CLIENT.FOR (also in the foregoing post) sets up a window, and launches SERVER_A and SERVER_B. When the "GO" button is pressed, messages are sent to both SERVER_A and SERVER_B to get going.
Without the GO button, SERVER_A and SERVER_B don't have time to initialise, and the process terminates very quickly.

Before "GO" is pressed, I use CTRL-ALT-DEL to launch the task manager, and I choose the "performance" tab to see what my cpu is doing. I have a choice of machines to run this on, with single and dual core cpus - but unfortunately, not two which are identical but for the number of cores.

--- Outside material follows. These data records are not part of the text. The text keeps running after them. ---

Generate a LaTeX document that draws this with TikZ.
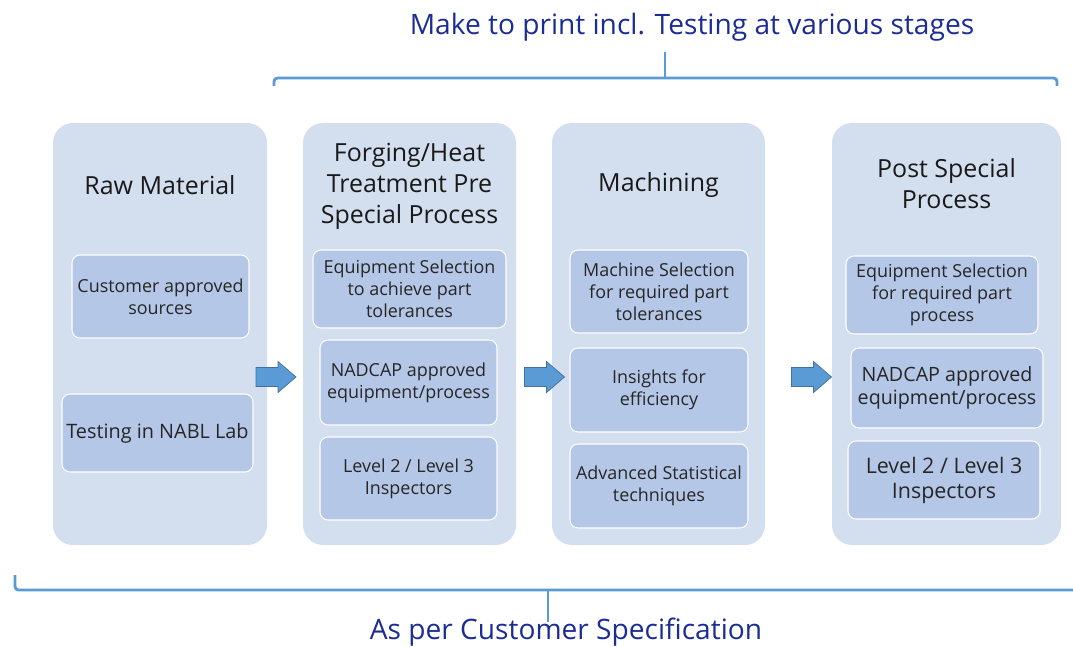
\documentclass[tikz,border=0pt]{standalone}
\usepackage{fontspec}
\setmainfont{Open Sans}
\usepackage{tikz}
\usetikzlibrary{arrows.meta,positioning,calc}
\definecolor{stageFill}{HTML}{D3DEEF}
\definecolor{itemFill}{HTML}{B4C7E7}
\definecolor{accentBlue}{HTML}{5B9BD5}
\definecolor{accentEdge}{HTML}{41719C}
\definecolor{noteNavy}{HTML}{1B2C94}

\begin{document}
\begin{tikzpicture}[
    every node/.style={font=\fontsize{10.2}{12.4}\selectfont,text=black!85},
    stage/.style={rectangle,rounded corners=0.4cm,fill=stageFill,inner sep=0pt},
    stagetitle/.style={align=center,font=\fontsize{14.2}{17.6}\selectfont,text=black!90},
    item/.style={rectangle,rounded corners=0.16cm,draw=white,line width=0.6pt,fill=itemFill,align=center,inner sep=2pt},
    brace/.style={accentBlue,line width=1.6pt,rounded corners=2pt},
    note/.style={font=\fontsize{16}{18}\selectfont,text=noteNavy},
    blockarr/.pic={\draw[fill=accentBlue,draw=accentEdge,line width=0.4pt]
        (-0.40,0.19) -- (0.04,0.19) -- (0.04,0.31) -- (0.40,0) -- (0.04,-0.31) -- (0.04,-0.19) -- (-0.40,-0.19) -- cycle;}
  ]
  \useasboundingbox (0,0) rectangle (21.46,-12.94);
  %% Stages
  \node[stage,minimum width=4.28cm,minimum height=8.44cm] (raw)  at ( 3.20,-6.68) {};
  \node[stage,minimum width=4.26cm,minimum height=8.44cm] (forg) at ( 8.19,-6.68) {};
  \node[stage,minimum width=4.26cm,minimum height=8.44cm] (mach) at (13.17,-6.68) {};
  \node[stage,minimum width=4.58cm,minimum height=8.44cm] (post) at (18.93,-6.68) {};
  %% Stage titles
  \node[stagetitle] (rawT)  at ( 3.20,-3.70) {Raw Material};
  \node[stagetitle] (forgT) at ( 8.19,-3.72) {Forging/Heat\\Treatment Pre\\Special Process};
  \node[stagetitle] (machT) at (13.17,-3.70) {Machining};
  \node[stagetitle] (postT) at (18.93,-3.68) {Post Special\\Process};
  %% Raw material items
  \node[item,minimum width=3.54cm,minimum height=1.66cm] (raw1) at (3.21,-5.93) {Customer approved\\sources};
  \node[item,minimum width=3.82cm,minimum height=1.56cm,font=\fontsize{11.3}{13.5}\selectfont] (raw2) at (3.15,-8.66) {Testing in NABL Lab};
  %% Forging items
  \node[item,minimum width=3.86cm,minimum height=1.56cm] (forg1) at (8.19,-5.78) {Equipment Selection\\to achieve part\\tolerances};
  \node[item,minimum width=3.54cm,minimum height=1.70cm] (forg2) at (8.17,-7.65) {NADCAP approved\\equipment/process};
  \node[item,minimum width=3.54cm,minimum height=1.66cm] (forg3) at (8.17,-9.57) {Level 2 / Level 3\\Inspectors};
  %% Machining items
  \node[item,minimum width=3.56cm,minimum height=1.66cm] (mach1) at (13.18,-5.83) {Machine Selection\\for required part\\tolerances};
  \node[item,minimum width=3.56cm,minimum height=1.68cm] (mach2) at (13.18,-7.80) {Insights for\\efficiency};
  \node[item,minimum width=3.56cm,minimum height=1.68cm] (mach3) at (13.18,-9.72) {Advanced Statistical\\techniques};
  %% Post special process items
  \node[item,minimum width=3.84cm,minimum height=1.56cm] (post1) at (18.84,-5.90) {Equipment Selection\\for required part\\process};
  \node[item,minimum width=3.84cm,minimum height=1.60cm,font=\fontsize{11.2}{13.2}\selectfont] (post2) at (18.94,-7.76) {NADCAP approved\\equipment/process};
  \node[item,minimum width=3.84cm,minimum height=1.56cm,font=\fontsize{12.2}{14.2}\selectfont] (post3) at (18.88,-9.60) {Level 2 / Level 3\\Inspectors};
  %% Flow arrows
  \pic at ( 5.52,-7.54) {blockarr};
  \pic at (10.89,-7.54) {blockarr};
  \pic at (16.23,-7.54) {blockarr};
  %% Top brace
  \coordinate (topL) at ( 5.48,-1.72);
  \coordinate (topR) at (21.14,-1.72);
  \coordinate (topM) at (13.30,-1.56);
  \node[note] (topNote) at (13.84,-0.54) {Make to print incl. Testing at various stages};
  \draw[brace] (topL) |- (topM) -| (topR);
  \draw[brace,rounded corners=0pt] (topM) -- ++(0,0.52);
  %% Bottom brace
  \coordinate (botL) at ( 0.30,-11.50);
  \coordinate (botR) at (21.46,-11.80);
  \coordinate (botM) at (10.96,-11.80);
  \node[note] (botNote) at (11.32,-12.64) {As per Customer Specification};
  \draw[brace] (botL) |- (botR);
  \draw[brace,rounded corners=0pt] (botM) -- ++(0,-0.64);
\end{tikzpicture}
\end{document}
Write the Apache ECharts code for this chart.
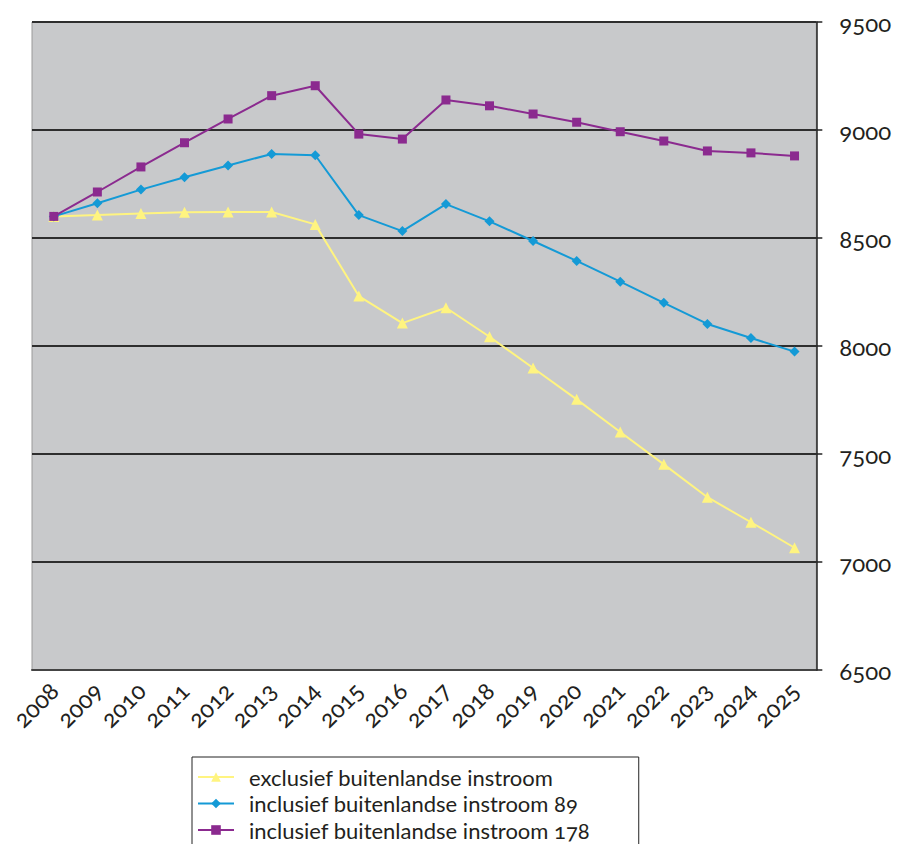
<!DOCTYPE html>
<html>
<head>
<meta charset="utf-8">
<script src="https://cdn.jsdelivr.net/npm/echarts@6/dist/echarts.min.js"></script>
<style>
  html, body { margin: 0; padding: 0; background: #ffffff; }
  #chart { width: 898px; height: 844px; }
  svg text { font-variant-numeric: oldstyle-nums; font-feature-settings: "onum" 1; }
</style>
</head>
<body>
<div id="chart"></div>
<script>
// Years on the horizontal axis
const years = ['2008','2009','2010','2011','2012','2013','2014','2015','2016',
               '2017','2018','2019','2020','2021','2022','2023','2024','2025'];

// Projections per scenario
const exclusief = [8600, 8606, 8614, 8619, 8620, 8620, 8563, 8231, 8106,
                   8177, 8043, 7898, 7753, 7602, 7452, 7300, 7184, 7066];
const inclusief89 = [8600, 8661, 8724, 8781, 8836, 8889, 8883, 8606, 8532,
                     8657, 8577, 8486, 8394, 8298, 8200, 8102, 8037, 7974];
const inclusief178 = [8600, 8713, 8829, 8941, 9051, 9159, 9205, 8981, 8958,
                      9139, 9112, 9074, 9036, 8992, 8949, 8903, 8894, 8880];

const seriesNames = ['exclusief buitenlandse instroom',
                     'inclusief buitenlandse instroom 89',
                     'inclusief buitenlandse instroom 178'];

const yTicks = { min: 6500, max: 9500, interval: 500 };

const FONT = 'Lato, "Open Sans", sans-serif';
const TEXT = '#231f20';

const chart = echarts.init(document.getElementById('chart'), null, { renderer: 'svg' });

function line(name, data, color, symbol, size) {
  return {
    name: name,
    type: 'line',
    data: data,
    symbol: symbol,
    symbolSize: size,
    lineStyle: { color: color, width: 2 },
    itemStyle: { color: color },
    emphasis: { disabled: true },
    animation: false
  };
}

chart.setOption({
  animation: false,
  textStyle: { fontFamily: FONT },
  grid: {
    left: 32, right: 81, top: 22, bottom: 174,
    show: true,
    backgroundColor: '#c8c9cb',
    borderColor: '#9a9a9a',
    borderWidth: 1
  },
  legend: {
    orient: 'vertical',
    left: 192,
    top: 757,
    height: 200,
    backgroundColor: '#ffffff',
    borderColor: '#222222',
    borderWidth: 1,
    padding: [7, 46, 10, 5],
    itemWidth: 36,
    itemHeight: 12,
    itemGap: 0.5,
    textStyle: {
      fontFamily: FONT, fontSize: 22, color: TEXT,
      lineHeight: 26, padding: [0, 0, 0, 10]
    },
    data: seriesNames
  },
  xAxis: {
    type: 'category',
    data: years,
    boundaryGap: true,
    axisLine: { lineStyle: { color: '#444444', width: 2 } },
    axisTick: { length: 5, lineStyle: { color: '#444444', width: 1.5 } },
    axisLabel: {
      rotate: 45, margin: 16, fontSize: 24, color: TEXT, fontFamily: FONT,
      interval: 0
    },
    splitLine: { show: false }
  },
  yAxis: {
    type: 'value',
    position: 'right',
    min: yTicks.min, max: yTicks.max, interval: yTicks.interval,
    axisLine: { show: true, lineStyle: { color: '#222222', width: 1.5 } },
    axisTick: { show: true, length: 6, lineStyle: { color: '#222222', width: 1.5 } },
    axisLabel: {
      margin: 23, fontSize: 24, color: TEXT, fontFamily: FONT,
      formatter: function (v) { return String(v); }
    },
    splitLine: { show: true, lineStyle: { color: '#2e2e2e', width: 2 } }
  },
  series: [
    line(seriesNames[0], exclusief, '#fff480', 'triangle', 11),
    line(seriesNames[1], inclusief89, '#149ad6', 'diamond', 10),
    line(seriesNames[2], inclusief178, '#8b2a8f', 'rect', 9)
  ]
});
</script>
</body>
</html>
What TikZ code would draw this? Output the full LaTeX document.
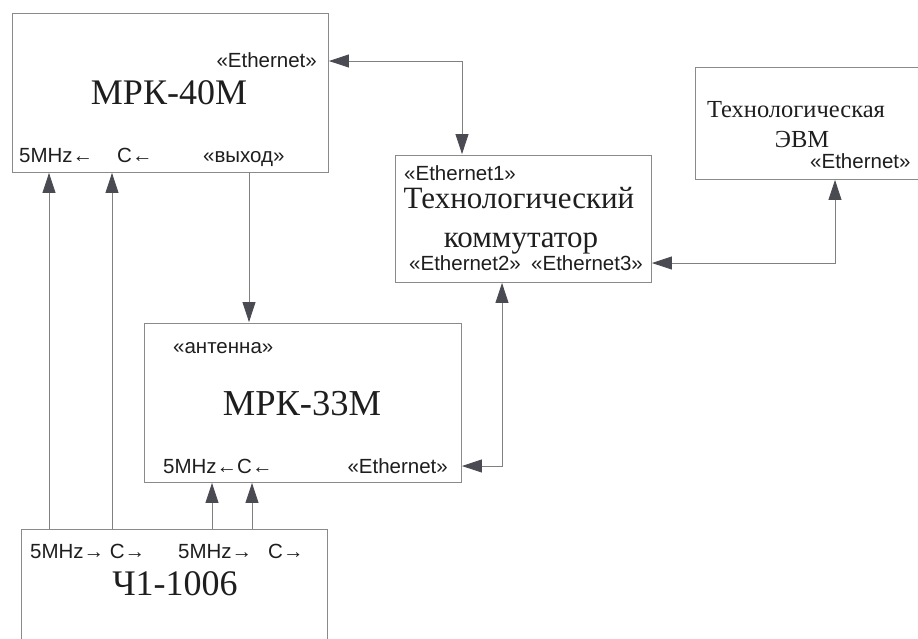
\documentclass[tikz,border=0pt]{standalone}
\usepackage{fontspec}
\setmainfont{Liberation Serif}
\setsansfont{Liberation Sans}
\usetikzlibrary{arrows.meta}
\definecolor{linegray}{HTML}{808080}
\definecolor{boxgray}{HTML}{8A8A8A}
\definecolor{headgray}{HTML}{4A4A52}
\definecolor{txt}{HTML}{1E1E1E}
\tikzset{
  box/.style={draw=boxgray, line width=0.9pt, rectangle, inner sep=0pt},
  lab/.style={font=\sffamily\fontsize{20.5}{20.5}\selectfont, inner sep=0pt, text=txt},
  ttl/.style={font=\fontsize{#1}{#1}\selectfont, inner sep=0pt, text=txt},
  arr/.style={draw=linegray, line width=0.8pt, -{Triangle[length=20pt,width=13pt,color=headgray]}, shorten >=0.5pt},
  biarr/.style={draw=linegray, line width=0.8pt, {Triangle[length=20pt,width=13pt,color=headgray]}-{Triangle[length=20pt,width=13pt,color=headgray]}, shorten >=0.5pt, shorten <=0.5pt}
}
\begin{document}
\begin{tikzpicture}[x=1pt,y=-1pt]
\fill[white] (0,0) rectangle (918,638);
\useasboundingbox (0,0) rectangle (918,638);

% boxes
\node[box, minimum width=316pt, minimum height=159pt] (mrk40) at (170,92.5) {};
\node[box, minimum width=256pt, minimum height=127pt] (sw) at (523,218.5) {};
\node[box, minimum width=235pt, minimum height=112pt] (evm) at (812.5,123) {};
\node[box, minimum width=317pt, minimum height=159pt] (mrk33) at (302.5,402.5) {};
\node[box, minimum width=306pt, minimum height=121pt] (ch1) at (174,589.5) {};

% MRK-40M texts
\node[lab, anchor=base east] (t40eth) at (317,67) {«Ethernet»};
\node[ttl=36, anchor=base] (t40) at (169,104) {МРК-40М};
\node[lab, anchor=base west] (t40a) at (19,162) {5MHz←};
\node[lab, anchor=base west] (t40b) at (117,162) {C←};
\node[lab, anchor=base west] (t40c) at (203,162) {«выход»};

% switch texts
\node[lab, anchor=base west] (tsw1) at (404,180) {«Ethernet1»};
\node[ttl=31, anchor=base] (tswa) at (519,208) {Технологический};
\node[ttl=31, anchor=base] (tswb) at (521,247) {коммутатор};
\node[lab, anchor=base west] (tsw2) at (409,270) {«Ethernet2»};
\node[lab, anchor=base west] (tsw3) at (531,270) {«Ethernet3»};

% EVM texts
\node[ttl=24.5, anchor=base] (tevma) at (796,117) {Технологическая};
\node[ttl=24.5, anchor=base] (tevmb) at (802,147) {ЭВМ};
\node[lab, anchor=base west] (tevmc) at (810,168) {«Ethernet»};

% MRK-33M texts
\node[lab, anchor=base west] (t33ant) at (173,353) {«антенна»};
\node[ttl=36.5, anchor=base] (t33) at (302,415) {МРК-33М};
\node[lab, anchor=base west] (t33a) at (163,473) {5MHz←C←};
\node[lab, anchor=base east] (t33eth) at (448,473) {«Ethernet»};

% Ch1 texts
\node[lab, anchor=base west] (tc1) at (30,558) {5MHz→ C→};
\node[lab, anchor=base west] (tc2) at (178,558) {5MHz→};
\node[lab, anchor=base west] (tc3) at (268,558) {C→};
\node[ttl=36, anchor=base] (tch1) at (175,595) {Ч1-1006};

% connector positions
\coordinate (xa) at (49,0);
\coordinate (xb) at (112,0);
\coordinate (xc) at (249,0);
\coordinate (xd) at (212,0);
\coordinate (xe) at (252,0);
\coordinate (xf) at (462,0);
\coordinate (xg) at (502,0);
\coordinate (xh) at (835,0);
\coordinate (ya) at (0,61);
\coordinate (yb) at (0,263);
\coordinate (yc) at (0,466);

% connectors
\draw[biarr] (mrk40.east |- ya) -| (sw.north -| xf);
\draw[biarr] (sw.east |- yb) -| (evm.south -| xh);
\draw[biarr] (mrk33.east |- yc) -| (sw.south -| xg);
\draw[arr] (mrk40.south -| xc) -- (mrk33.north -| xc);
\draw[arr] (ch1.north -| xa) -- (mrk40.south -| xa);
\draw[arr] (ch1.north -| xb) -- (mrk40.south -| xb);
\draw[arr] (ch1.north -| xd) -- (mrk33.south -| xd);
\draw[arr] (ch1.north -| xe) -- (mrk33.south -| xe);
\end{tikzpicture}
\end{document}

They are a mix of Intel and AMD.

On a single core cpu, the usage figure goes up to around 100% and stays there until the calculations are done.

On a dual core cpu, the usage figure for cpu 0 goes to about 2/3 and for cpu 1 to about 1/3. Since this is about the same as 100% load on one cpu core, it is not surprising that the run time seems about the same as on a single core machine. I have the choice in task manager to set the priority
for processes SERVER_A and SERVER_B, and also to choose whether SERVER_A and SERVER_B have access to both cpus, or just to one. If I set SERVER_A (for example) to only use cpu 0, and SERVER_B only to use cpu 1, then when I press GO, the cpu utilisation is near 100% on both cores, and the whole run becomes noticeably shorter.

It strikes me that because SEND_TEXT_MESSAGE@ "expects" a return message, we don't get to execute the next statement until the target window class "replies", although if the target class is not running, .e. the message can't be delivered, the "return to sender" counts as a reply, and the next statement is executed. Accordingly, SERVER_A and SERVER_B need to reply (with REPLY_TO_TEXT_MESSAGE@) ASAP on receipt of
their "Get going" messages.

I deduce from this simple experiment that Windows XP does split the load between cpu cores, but in a way that doesn't necessarily help anyone looking for speed.

I wrote another thread on how to do this, and here is the example. It works. I don't know whether the servers need a few big tasks or lots of little ones to optimise it all. (e.g. for FE codes, do you send "substructures" or "individual elements". My demo here doesn't transfer any data or results between processes.

I'd be interested to hear from anyone with a quad core machine (and SERVER_C and SERVER_D, obviously) if they get a speedup when the cores are allocated, and, indeed, what the default relative workload is.